Eppure, programmaticamente e storicamente da lì, dagli uomini di sinistra, dovevano risuonare parole di fuoco e di condanna contro i saprofiti della GF e ID. Almeno, si pensava che quello fosse il luogo naturale da dove i paladini della giustizia sociale avrebbero denunciato il sacco nazionale messo in atto dai poteri forti.

Invece, in due anni abbiamo sentito spargere miele sulle istituzioni finanziarie europee e nazionali, tutte controllate dal potente apparato banco-industriale d’oltre atlantico (l’alleato caritatevole che nel suo braccio armato insegna al mondo come si sta al mondo), e abbiamo ascoltato, a menadito, le prediche dei sacerdoti che fanno uso della sacralità contabile per ingarbugliare il mistero della fede mercatista che tutto regola attraverso la fantomatica mano invisibile.

Chi perorava queste tesi (la sovranità del mercato), se la prendeva con il popolo bue, recalcitrante alla spremitura e al morso di Dracula, se la prendeva con la rozza e incolta plebaglia riottosa ad accogliere la loi naturelle de l’economie, e mentre questa agiva sotto i vessilli della sinistra, gli ignoranti popolani pretendevano pure di divincolarsi dall’azzanno dei cani in doppiopetto col doppio cognome.

Oggi, invece, in una delle sue prime uscite pubbliche, il Ministro dell’economia Tremonti, dice solennemente che i sacrifici andranno distribuiti e che non saranno le classi meno abbienti a portare il peso delle difficoltà di tutto il paese. Motivo per cui, petrolieri e banchieri dovranno aprire il portafoglio e ridare, più o meno, il maltolto. E se non lo faranno, abbassando i mutui con i quali dissanguano la gente, dovranno caricarsi il fardello della maggiore pressione fiscale. Ben detto! Avremmo voluto di più, ma si sa che i conventi sono austeri e passano quello che passano. Ma ora ditemi, o vuoi tutti semicolti di sinistra che impallidite al crescere del crepitio portato dai passi delle orde mongole berlusconiane: quanto volte avete sentito pronunciare queste parole ad un Padoa-Schioppa, ad un Visco, ad un Bersani ecc. ecc.

Forse Tremonti sarà presto costretto a retrocedere su ben altre posizioni, forse lo butteranno fuori come già successo precedentemente, ma riconosciamo a Cesare (Giulio) quel che era di Cesare (imperatore): il coraggio del cambiamento. Qualcuno, nella compagine governativa ha già messo le mani avanti dicendo che sono parole e opinioni personali del Ministro che dovranno essere discusse (o, meglio, calmierate e forse anche azzerate) dall’intero esecutivo.

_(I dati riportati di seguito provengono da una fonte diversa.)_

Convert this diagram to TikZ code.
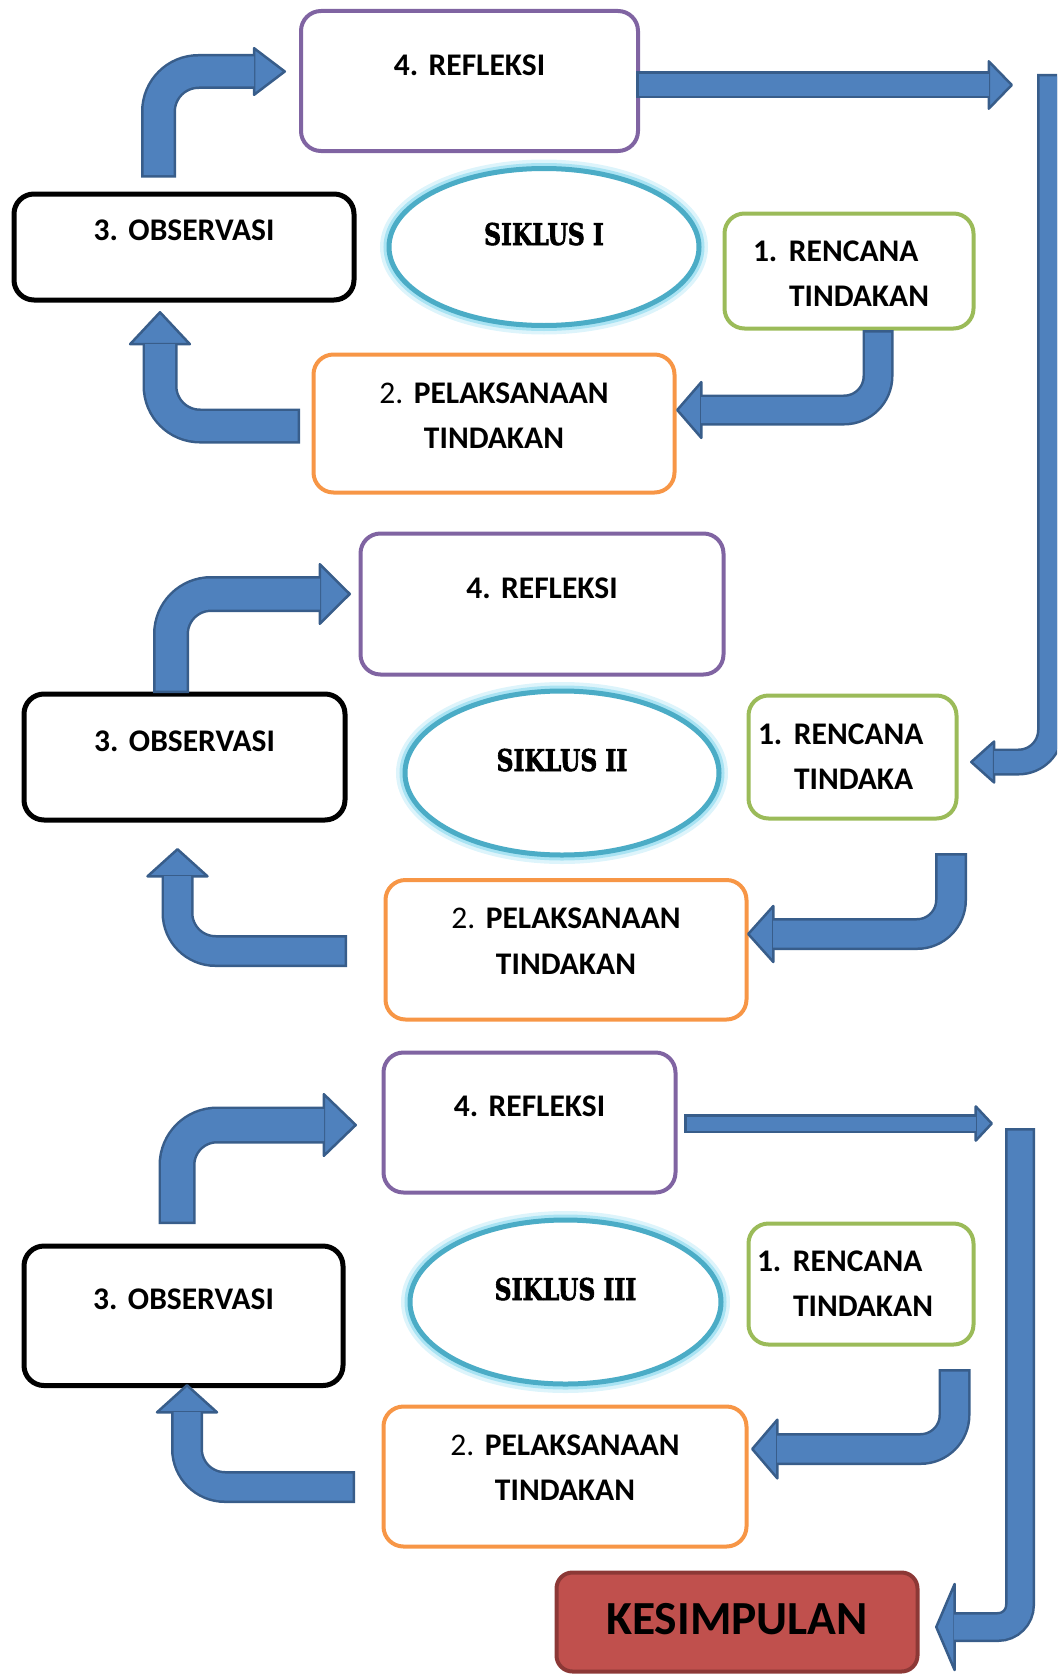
\documentclass[tikz,border=0pt]{standalone}
\usepackage{fontspec}
\setmainfont{Carlito}
\newfontfamily\sikfont[FakeStretch=0.78, FakeBold=2]{DejaVu Serif}
\usetikzlibrary{arrows.meta,shapes.geometric}

\definecolor{ungu}{HTML}{8064A2}
\definecolor{hijau}{HTML}{9BBB59}
\definecolor{oranye}{HTML}{F79646}
\definecolor{tosca}{HTML}{4BACC6}
\definecolor{kilau}{HTML}{DDF4FB}
\definecolor{kilaudua}{HTML}{A9E3F3}
\definecolor{biru}{HTML}{4F81BD}
\definecolor{birutua}{HTML}{385D8A}
\definecolor{merah}{HTML}{C0504D}
\definecolor{merahtua}{HTML}{8C3836}

\begin{document}
\begin{tikzpicture}[x=1pt, y=-1pt,
  kotak/.style={rounded corners=20pt, fill=white, inner sep=0pt, align=center,
    font=\fontsize{31.5}{45.5}\selectfont\bfseries\frenchspacing},
  ukuran/.style n args={3}{text width=#1pt, text height=#2pt, text depth=#3pt},
  refbox/.style={kotak, draw=ungu, line width=4pt},
  obsbox/.style={kotak, draw=black, line width=5pt},
  renbox/.style={kotak, draw=hijau, line width=4pt, align=left},
  pelbox/.style={kotak, draw=oranye, line width=4pt},
  hasil/.style={kotak, rounded corners=16pt, fill=merah, draw=merahtua, line width=4pt,
    font=\fontsize{47.5}{55}\selectfont\bfseries},
  siklus/.style={ellipse, draw=tosca, line width=5pt, fill=white, inner sep=0pt,
    text height=9pt, text depth=13pt, font=\sikfont\fontsize{30}{36}\selectfont\bfseries,
    preaction={draw=kilau, line width=18pt}, preaction={draw=kilaudua, line width=11pt}},
  blok/.style n args={3}{draw=birutua, line width=#1pt, rounded corners=36pt,
    -{Triangle[length=#2pt, width=#3pt, fill=biru, line width=2.5pt 0, round]},
    postaction={draw=biru, line width=#1pt-5pt, -, shorten >=#2pt-2pt, shorten <=2.5pt}}]

  \useasboundingbox (0,0) rectangle (1057,1675);
  \clip (0,0) rectangle (1057,1675);

  % siklus I
  \node[refbox, ukuran={337}{65}{75}] at (469.5,81) (ref1) {4. REFLEKSI};
  \node[obsbox, ukuran={340}{46.5}{59.5}] at (184,247) (obs1) {3. OBSERVASI};
  \node[siklus, minimum width=310pt, minimum height=157pt] at (544,247) (sik1) {SIKLUS I};
  \node[renbox, ukuran={192}{47.5}{67.5}, inner xsep=28.5pt] at (849,271) (ren1)
    {\makebox[36pt][l]{1.}RENCANA\\\hspace*{36pt}TINDAKAN};
  \node[pelbox, ukuran={361}{48.5}{89.5}] at (494,423.5) (pel1)
    {{\mdseries 2.} PELAKSANAAN\\TINDAKAN};

  % siklus II
  \node[refbox, ukuran={363}{64.5}{76.5}] at (542,604) (ref2) {4. REFLEKSI};
  \node[obsbox, ukuran={321}{57}{69}] at (184.5,757) (obs2) {3. OBSERVASI};
  \node[siklus, minimum width=314pt, minimum height=164pt] at (562,773) (sik2) {SIKLUS II};
  \node[renbox, ukuran={189}{48.5}{74.5}, inner xsep=9.5pt] at (852.5,757) (ren2)
    {\makebox[36pt][l]{1.}RENCANA\\\hspace*{36pt}TINDAKA};
  \node[pelbox, ukuran={361}{48.6}{90.9}] at (566,949.75) (pel2)
    {{\mdseries 2.} PELAKSANAAN\\TINDAKAN};

  % siklus III
  \node[refbox, ukuran={292}{63.5}{76.5}] at (529.5,1122.5) (ref3) {4. REFLEKSI};
  \node[obsbox, ukuran={319}{63}{76.5}] at (183.5,1315.75) (obs3) {3. OBSERVASI};
  \node[siklus, minimum width=311pt, minimum height=164pt] at (565.5,1302) (sik3) {SIKLUS III};
  \node[renbox, ukuran={208}{47.5}{73.5}, inner xsep=8.5pt] at (861,1284) (ren3)
    {\makebox[36pt][l]{1.}RENCANA\\\hspace*{36pt}TINDAKAN};
  \node[pelbox, ukuran={363}{48.5}{91.5}] at (565,1476.5) (pel3)
    {{\mdseries 2.} PELAKSANAAN\\TINDAKAN};

  \node[hasil, ukuran={361}{61.5}{37.5}] at (737,1622) (kes) {KESIMPULAN};

  % ujung panah
  \coordinate (o1a) at (158.5,177.5); \coordinate (r1a) at (286,71.5);
  \coordinate (n1a) at (878,330);     \coordinate (p1a) at (676,410);
  \coordinate (p1b) at (300,426);     \coordinate (o1b) at (160,311);
  \coordinate (r1b) at (636,85);      \coordinate (r1c) at (1013,85);
  \coordinate (t1) at (1050.5,74);    \coordinate (n2b) at (970,762);

  \coordinate (o2a) at (171,693);     \coordinate (r2a) at (351,594);
  \coordinate (n2a) at (951,853);     \coordinate (p2a) at (747,934);
  \coordinate (p2b) at (347,951);     \coordinate (o2b) at (177.5,848);

  \coordinate (o3a) at (177,1224);    \coordinate (r3a) at (357,1125);
  \coordinate (n3a) at (954.5,1369);  \coordinate (p3a) at (751,1449);
  \coordinate (p3b) at (355,1487);    \coordinate (o3b) at (187,1384);
  \coordinate (r3b) at (684,1123.5);  \coordinate (r3c) at (993,1123.5);
  \coordinate (t3) at (1020,1128);    \coordinate (k3) at (935,1627);

  \draw[blok={35}{34}{51}, rounded corners=40pt] (o1a) |- (r1a);
  \draw[blok={31}{27}{62}, rounded corners=34pt] (n1a) |- (p1a);
  \draw[blok={35}{35}{65}, rounded corners=40pt] (p1b) -| (o1b);
  \draw[blok={27}{26}{53}] (r1b) -- (r1c);
  \draw[blok={27}{26}{46}, rounded corners=32pt] (t1) |- (n2b);

  \draw[blok={36}{33}{65}, rounded corners=40pt] (o2a) |- (r2a);
  \draw[blok={32}{28}{62}, rounded corners=34pt] (n2a) |- (p2a);
  \draw[blok={32}{30}{66}, rounded corners=38pt] (p2b) -| (o2b);

  \draw[blok={37}{35}{67}, rounded corners=40pt] (o3a) |- (r3a);
  \draw[blok={32}{28}{65}, rounded corners=34pt] (n3a) |- (p3a);
  \draw[blok={32}{30}{66}, rounded corners=38pt] (p3b) -| (o3b);
  \draw[blok={19}{19}{40}] (r3b) -- (r3c);
  \draw[blok={30}{21}{98}, rounded corners=22pt] (t3) |- (k3);
\end{tikzpicture}
\end{document}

Probabilmente è quello che avverrà. Ma gli uomini della finanza e dell’industria parassitaria sono molto preoccupati e per bocca di alcuni insigni rappresentanti (come Faissola presidente dell’ABI) ammettono che con questo governo dovranno scendere a nuovi patti; è finita l’era della cuccagna prodiana, quando la finanza dettava legge, il governo eseguiva e Montezemolo incassava.

Siamo uomini di mondo e sappiamo, dapprincipio, che quasi nulla andrà come sperato, tuttavia rendiamo onore a chi sceglie almeno di cominciare per il verso giusto.